Currently the schema_cache in the Store is a Mutex<LruCache<SubgraphDeploymentId, SchemaPair>>. A SchemaPair consists of two fields: input_schema and api_schema. To support the refresh flow, SchemaPair would be extended to be a SchemaEntry, with the fields input_schema, api_schema, schemas_imported (Vec<(SchemaReference, SubgraphDeploymentId)>), and a last_refresh_check timestamp.

A more performant invalidation solution would be to have the cache maintain a listener notifying it every time a subgraph's current version changes. Upon receiving the notification the listener scans the schemas in the cache for those which should be remerged.

Tests

  1. Schemas are merged correctly when all schemas and imported types are available.

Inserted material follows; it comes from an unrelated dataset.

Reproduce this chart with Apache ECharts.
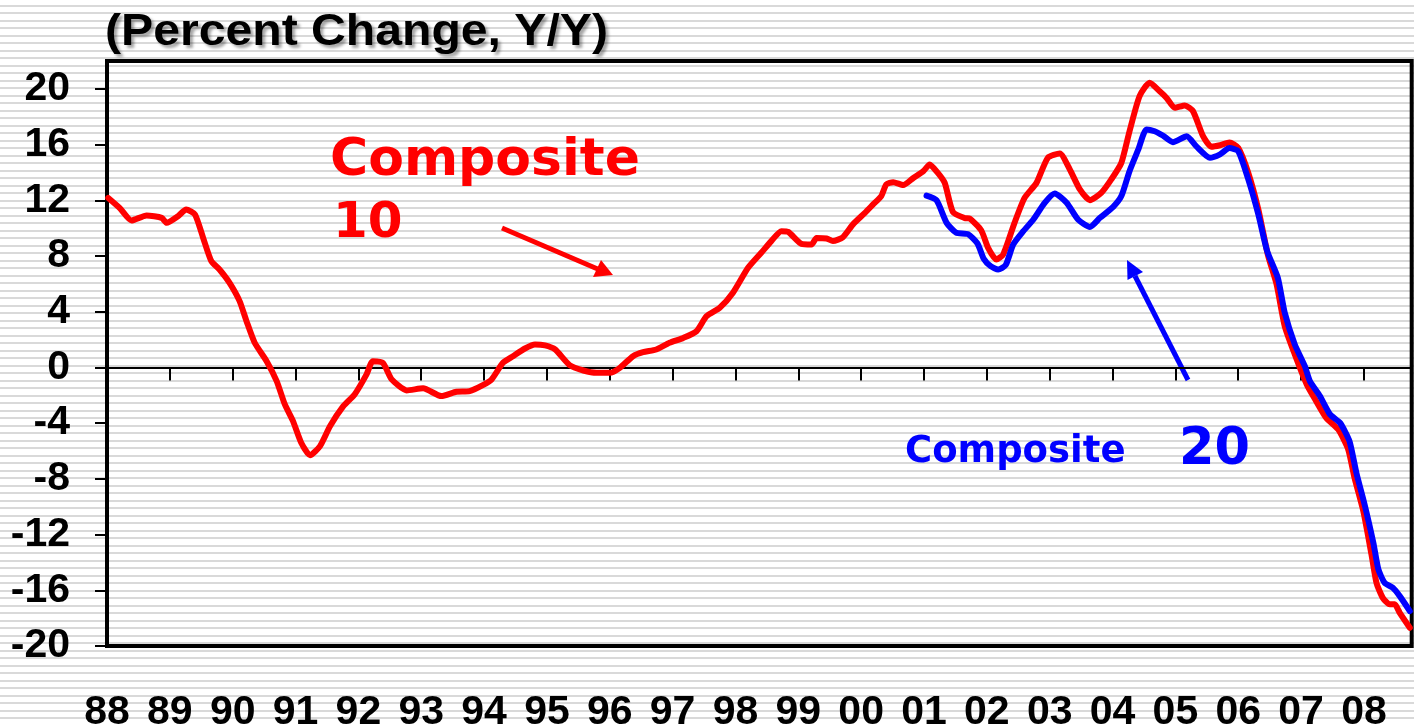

  2. Placeholder types are properly inserted into the merged schema when a schema is not available.

  3. Placeholder types are properly inserted into the merged schema when the relevant schemas are available but the types are not.

  4. The cache is invalidated when the store returns an updated version of a cache entry's dependency.

Migration

Subgraph composition is an additive feature which doesn't require a special migration plan.

Documentation

Documentation on https://thegraph.com/docs needs to outline:

  1. The reserved Schema type and how to define imports on it.
  2. The semantics of importing by subgraph ID vs. subgraph name, i.e. what happens when a subgraph imported by name removes expected types from the schema.
  3. How queries are processed when imported subgraphs schemas or types are not available on the graph-node processing the query.

Implementation Plan

  • Implement the merged_schema function (2d)
  • Write tests for the merged_schema function (1d)
  • Integrate merged_schema into Store::cached_schema and update the cache to include the relevant information for imported schemas and types (1d)
  • Add cache invalidation logic to Store::cached_schema (2d)

Open Questions

  • The execution of queries and subscriptions needs to be updated to leverage the types in a merged schema.